3.3 Knowledge Organisation and Epistemics of Data
The nature of humanities data is such that even within the digital humanities, where research processes are better optimised toward the sharing of digital data, sharing of ‘raw data’ remains the exception rather than the norm.
There are a number of reasons for this. First of all, in many cases, ownership of the underlying input data used by humanists is unclear, and therefore the question of what can be shared or reused is one that the individual researcher cannot independently answer. There are deeper issues, however, based in the nature of the epistemic processes of the humanities, that act as further barriers to reuse of humanities data. Very little research exists in this topic to date, although barriers to reuse of digital humanities projects do provide an interesting baseline for starting an investigation. For example, the Log Analysis of Digital Resources in the Arts and Humanities (or LAIRAH) project  pointed toward a number of key issues leading to a lack of reuse of digital data prepared by research projects. In particular, the lack of an early conceptualisation of who the future user of the data might be and how they might use it was a key deterrent to future use.
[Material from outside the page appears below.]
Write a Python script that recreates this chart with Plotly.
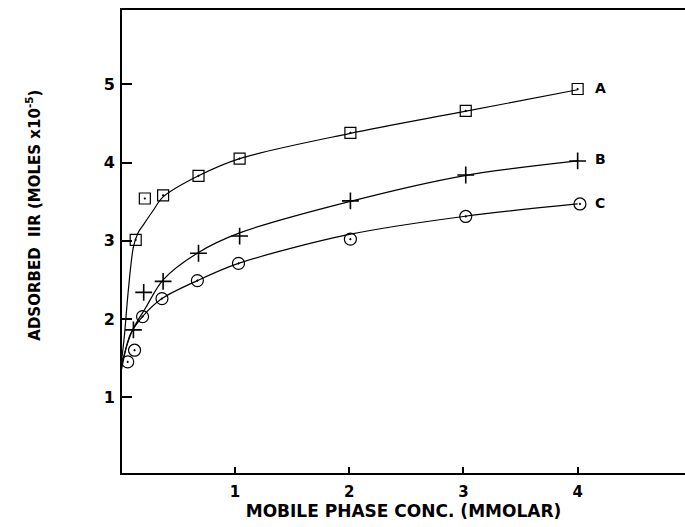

While this lack may be seen as a weakness from a reuse standpoint, it is likely that the organisation of data or the curation of resources chosen in such projects was driven by the research questions in the mind of the original researcher, and that this organisational model was key to their epistemic process. As the yet-to-be published results of a research project  at Trinity College Dublin have demonstrated, the ‘instrumentation’ of the humanities researcher consists of a dense web of primary, secondary and methodological or theoretical inputs, which the researcher traverses and recombines to create knowledge. This synthetic approach makes the nature of the data, even at its ‘raw’ stage, quite hybrid, and already marked by the curatorial impulse that is preparing it to contribute to insight.